-- Start of Dataset excerpt --

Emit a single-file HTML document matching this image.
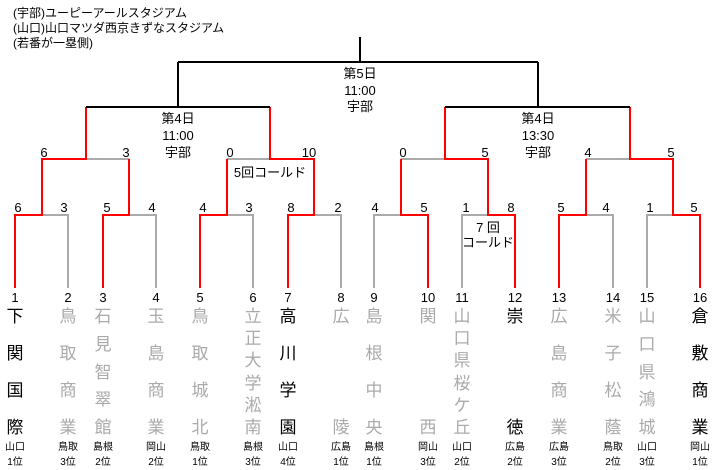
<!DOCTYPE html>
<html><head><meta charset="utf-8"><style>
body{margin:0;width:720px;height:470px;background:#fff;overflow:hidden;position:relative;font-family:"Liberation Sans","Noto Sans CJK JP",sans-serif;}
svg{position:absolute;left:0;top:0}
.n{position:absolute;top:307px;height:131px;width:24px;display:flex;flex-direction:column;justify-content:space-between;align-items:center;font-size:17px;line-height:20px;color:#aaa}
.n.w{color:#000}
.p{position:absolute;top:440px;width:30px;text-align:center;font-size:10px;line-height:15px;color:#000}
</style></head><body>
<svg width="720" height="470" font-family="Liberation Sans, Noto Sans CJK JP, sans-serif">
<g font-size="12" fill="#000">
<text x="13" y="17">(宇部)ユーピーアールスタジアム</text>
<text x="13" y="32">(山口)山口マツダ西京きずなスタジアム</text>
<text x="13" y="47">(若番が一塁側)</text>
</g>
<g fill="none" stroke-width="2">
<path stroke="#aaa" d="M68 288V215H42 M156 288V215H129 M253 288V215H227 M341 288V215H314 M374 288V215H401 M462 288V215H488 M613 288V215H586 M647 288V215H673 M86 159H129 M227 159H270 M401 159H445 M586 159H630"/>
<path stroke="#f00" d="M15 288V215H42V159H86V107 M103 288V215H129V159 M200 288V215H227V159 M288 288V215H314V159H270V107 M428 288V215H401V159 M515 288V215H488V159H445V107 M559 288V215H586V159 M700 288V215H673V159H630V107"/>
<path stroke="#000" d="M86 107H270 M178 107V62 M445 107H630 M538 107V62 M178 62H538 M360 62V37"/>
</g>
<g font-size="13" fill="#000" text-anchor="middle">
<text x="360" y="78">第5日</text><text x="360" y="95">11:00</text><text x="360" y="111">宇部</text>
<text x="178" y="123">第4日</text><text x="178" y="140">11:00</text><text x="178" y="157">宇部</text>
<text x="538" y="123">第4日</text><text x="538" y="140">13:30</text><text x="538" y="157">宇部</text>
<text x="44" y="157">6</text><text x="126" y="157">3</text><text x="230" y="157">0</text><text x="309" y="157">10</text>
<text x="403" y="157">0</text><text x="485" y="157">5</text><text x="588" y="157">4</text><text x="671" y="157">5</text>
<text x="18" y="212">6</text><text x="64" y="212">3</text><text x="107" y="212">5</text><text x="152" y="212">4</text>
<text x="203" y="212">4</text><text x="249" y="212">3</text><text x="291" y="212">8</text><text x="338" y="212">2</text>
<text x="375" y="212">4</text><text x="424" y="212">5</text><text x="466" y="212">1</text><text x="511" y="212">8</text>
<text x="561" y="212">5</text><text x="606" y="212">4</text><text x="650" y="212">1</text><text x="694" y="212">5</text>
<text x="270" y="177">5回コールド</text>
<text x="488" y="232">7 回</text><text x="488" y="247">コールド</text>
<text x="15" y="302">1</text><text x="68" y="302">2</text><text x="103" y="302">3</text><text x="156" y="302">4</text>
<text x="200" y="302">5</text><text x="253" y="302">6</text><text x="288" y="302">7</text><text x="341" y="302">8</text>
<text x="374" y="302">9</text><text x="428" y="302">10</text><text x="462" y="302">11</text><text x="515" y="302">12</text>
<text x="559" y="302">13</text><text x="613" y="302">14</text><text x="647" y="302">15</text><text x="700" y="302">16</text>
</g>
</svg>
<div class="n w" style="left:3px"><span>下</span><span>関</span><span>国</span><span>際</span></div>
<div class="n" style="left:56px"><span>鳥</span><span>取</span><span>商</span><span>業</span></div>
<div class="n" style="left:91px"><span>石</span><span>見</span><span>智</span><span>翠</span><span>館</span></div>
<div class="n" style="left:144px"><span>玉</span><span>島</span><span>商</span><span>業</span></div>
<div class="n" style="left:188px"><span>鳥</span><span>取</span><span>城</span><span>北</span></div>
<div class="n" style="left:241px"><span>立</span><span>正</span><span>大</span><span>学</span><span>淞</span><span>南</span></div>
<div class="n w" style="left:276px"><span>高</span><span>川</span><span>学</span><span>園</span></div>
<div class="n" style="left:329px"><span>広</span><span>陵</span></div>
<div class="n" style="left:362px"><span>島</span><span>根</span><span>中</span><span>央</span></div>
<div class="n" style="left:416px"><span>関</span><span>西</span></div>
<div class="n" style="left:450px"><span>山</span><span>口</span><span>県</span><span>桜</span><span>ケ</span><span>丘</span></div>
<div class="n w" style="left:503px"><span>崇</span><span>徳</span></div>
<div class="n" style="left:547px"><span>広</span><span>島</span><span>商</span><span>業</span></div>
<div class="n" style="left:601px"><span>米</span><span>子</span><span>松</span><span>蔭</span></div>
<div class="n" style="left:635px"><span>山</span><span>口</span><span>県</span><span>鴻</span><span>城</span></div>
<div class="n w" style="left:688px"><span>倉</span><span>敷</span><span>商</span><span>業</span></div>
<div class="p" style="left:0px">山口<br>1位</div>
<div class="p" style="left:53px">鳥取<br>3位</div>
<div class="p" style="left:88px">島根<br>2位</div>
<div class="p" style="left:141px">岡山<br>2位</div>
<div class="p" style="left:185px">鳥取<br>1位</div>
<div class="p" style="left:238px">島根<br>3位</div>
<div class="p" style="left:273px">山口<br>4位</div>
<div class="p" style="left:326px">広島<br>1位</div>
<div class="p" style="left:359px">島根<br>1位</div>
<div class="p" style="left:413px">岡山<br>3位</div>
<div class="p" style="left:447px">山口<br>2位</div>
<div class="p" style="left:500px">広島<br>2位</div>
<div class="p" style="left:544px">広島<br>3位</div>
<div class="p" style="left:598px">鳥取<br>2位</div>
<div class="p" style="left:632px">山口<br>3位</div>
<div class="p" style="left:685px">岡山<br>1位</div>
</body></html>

-- End of Dataset excerpt --

Objective => Each line of the material must be retyped exactly, except that images are omitted.

Answer to the problem =>
Emit a single-file HTML document matching this image.
<!DOCTYPE html>
<html><head><meta charset="utf-8"><style>
body{margin:0;width:720px;height:470px;background:#fff;overflow:hidden;position:relative;font-family:"Liberation Sans","Noto Sans CJK JP",sans-serif;}
svg{position:absolute;left:0;top:0}
.n{position:absolute;top:307px;height:131px;width:24px;display:flex;flex-direction:column;justify-content:space-between;align-items:center;font-size:17px;line-height:20px;color:#aaa}
.n.w{color:#000}
.p{position:absolute;top:440px;width:30px;text-align:center;font-size:10px;line-height:15px;color:#000}
</style></head><body>
<svg width="720" height="470" font-family="Liberation Sans, Noto Sans CJK JP, sans-serif">
<g font-size="12" fill="#000">
<text x="13" y="17">(宇部)ユーピーアールスタジアム</text>
<text x="13" y="32">(山口)山口マツダ西京きずなスタジアム</text>
<text x="13" y="47">(若番が一塁側)</text>
</g>
<g fill="none" stroke-width="2">
<path stroke="#aaa" d="M68 288V215H42 M156 288V215H129 M253 288V215H227 M341 288V215H314 M374 288V215H401 M462 288V215H488 M613 288V215H586 M647 288V215H673 M86 159H129 M227 159H270 M401 159H445 M586 159H630"/>
<path stroke="#f00" d="M15 288V215H42V159H86V107 M103 288V215H129V159 M200 288V215H227V159 M288 288V215H314V159H270V107 M428 288V215H401V159 M515 288V215H488V159H445V107 M559 288V215H586V159 M700 288V215H673V159H630V107"/>
<path stroke="#000" d="M86 107H270 M178 107V62 M445 107H630 M538 107V62 M178 62H538 M360 62V37"/>
</g>
<g font-size="13" fill="#000" text-anchor="middle">
<text x="360" y="78">第5日</text><text x="360" y="95">11:00</text><text x="360" y="111">宇部</text>
<text x="178" y="123">第4日</text><text x="178" y="140">11:00</text><text x="178" y="157">宇部</text>
<text x="538" y="123">第4日</text><text x="538" y="140">13:30</text><text x="538" y="157">宇部</text>
<text x="44" y="157">6</text><text x="126" y="157">3</text><text x="230" y="157">0</text><text x="309" y="157">10</text>
<text x="403" y="157">0</text><text x="485" y="157">5</text><text x="588" y="157">4</text><text x="671" y="157">5</text>
<text x="18" y="212">6</text><text x="64" y="212">3</text><text x="107" y="212">5</text><text x="152" y="212">4</text>
<text x="203" y="212">4</text><text x="249" y="212">3</text><text x="291" y="212">8</text><text x="338" y="212">2</text>
<text x="375" y="212">4</text><text x="424" y="212">5</text><text x="466" y="212">1</text><text x="511" y="212">8</text>
<text x="561" y="212">5</text><text x="606" y="212">4</text><text x="650" y="212">1</text><text x="694" y="212">5</text>
<text x="270" y="177">5回コールド</text>
<text x="488" y="232">7 回</text><text x="488" y="247">コールド</text>
<text x="15" y="302">1</text><text x="68" y="302">2</text><text x="103" y="302">3</text><text x="156" y="302">4</text>
<text x="200" y="302">5</text><text x="253" y="302">6</text><text x="288" y="302">7</text><text x="341" y="302">8</text>
<text x="374" y="302">9</text><text x="428" y="302">10</text><text x="462" y="302">11</text><text x="515" y="302">12</text>
<text x="559" y="302">13</text><text x="613" y="302">14</text><text x="647" y="302">15</text><text x="700" y="302">16</text>
</g>
</svg>
<div class="n w" style="left:3px"><span>下</span><span>関</span><span>国</span><span>際</span></div>
<div class="n" style="left:56px"><span>鳥</span><span>取</span><span>商</span><span>業</span></div>
<div class="n" style="left:91px"><span>石</span><span>見</span><span>智</span><span>翠</span><span>館</span></div>
<div class="n" style="left:144px"><span>玉</span><span>島</span><span>商</span><span>業</span></div>
<div class="n" style="left:188px"><span>鳥</span><span>取</span><span>城</span><span>北</span></div>
<div class="n" style="left:241px"><span>立</span><span>正</span><span>大</span><span>学</span><span>淞</span><span>南</span></div>
<div class="n w" style="left:276px"><span>高</span><span>川</span><span>学</span><span>園</span></div>
<div class="n" style="left:329px"><span>広</span><span>陵</span></div>
<div class="n" style="left:362px"><span>島</span><span>根</span><span>中</span><span>央</span></div>
<div class="n" style="left:416px"><span>関</span><span>西</span></div>
<div class="n" style="left:450px"><span>山</span><span>口</span><span>県</span><span>桜</span><span>ケ</span><span>丘</span></div>
<div class="n w" style="left:503px"><span>崇</span><span>徳</span></div>
<div class="n" style="left:547px"><span>広</span><span>島</span><span>商</span><span>業</span></div>
<div class="n" style="left:601px"><span>米</span><span>子</span><span>松</span><span>蔭</span></div>
<div class="n" style="left:635px"><span>山</span><span>口</span><span>県</span><span>鴻</span><span>城</span></div>
<div class="n w" style="left:688px"><span>倉</span><span>敷</span><span>商</span><span>業</span></div>
<div class="p" style="left:0px">山口<br>1位</div>
<div class="p" style="left:53px">鳥取<br>3位</div>
<div class="p" style="left:88px">島根<br>2位</div>
<div class="p" style="left:141px">岡山<br>2位</div>
<div class="p" style="left:185px">鳥取<br>1位</div>
<div class="p" style="left:238px">島根<br>3位</div>
<div class="p" style="left:273px">山口<br>4位</div>
<div class="p" style="left:326px">広島<br>1位</div>
<div class="p" style="left:359px">島根<br>1位</div>
<div class="p" style="left:413px">岡山<br>3位</div>
<div class="p" style="left:447px">山口<br>2位</div>
<div class="p" style="left:500px">広島<br>2位</div>
<div class="p" style="left:544px">広島<br>3位</div>
<div class="p" style="left:598px">鳥取<br>2位</div>
<div class="p" style="left:632px">山口<br>3位</div>
<div class="p" style="left:685px">岡山<br>1位</div>
</body></html>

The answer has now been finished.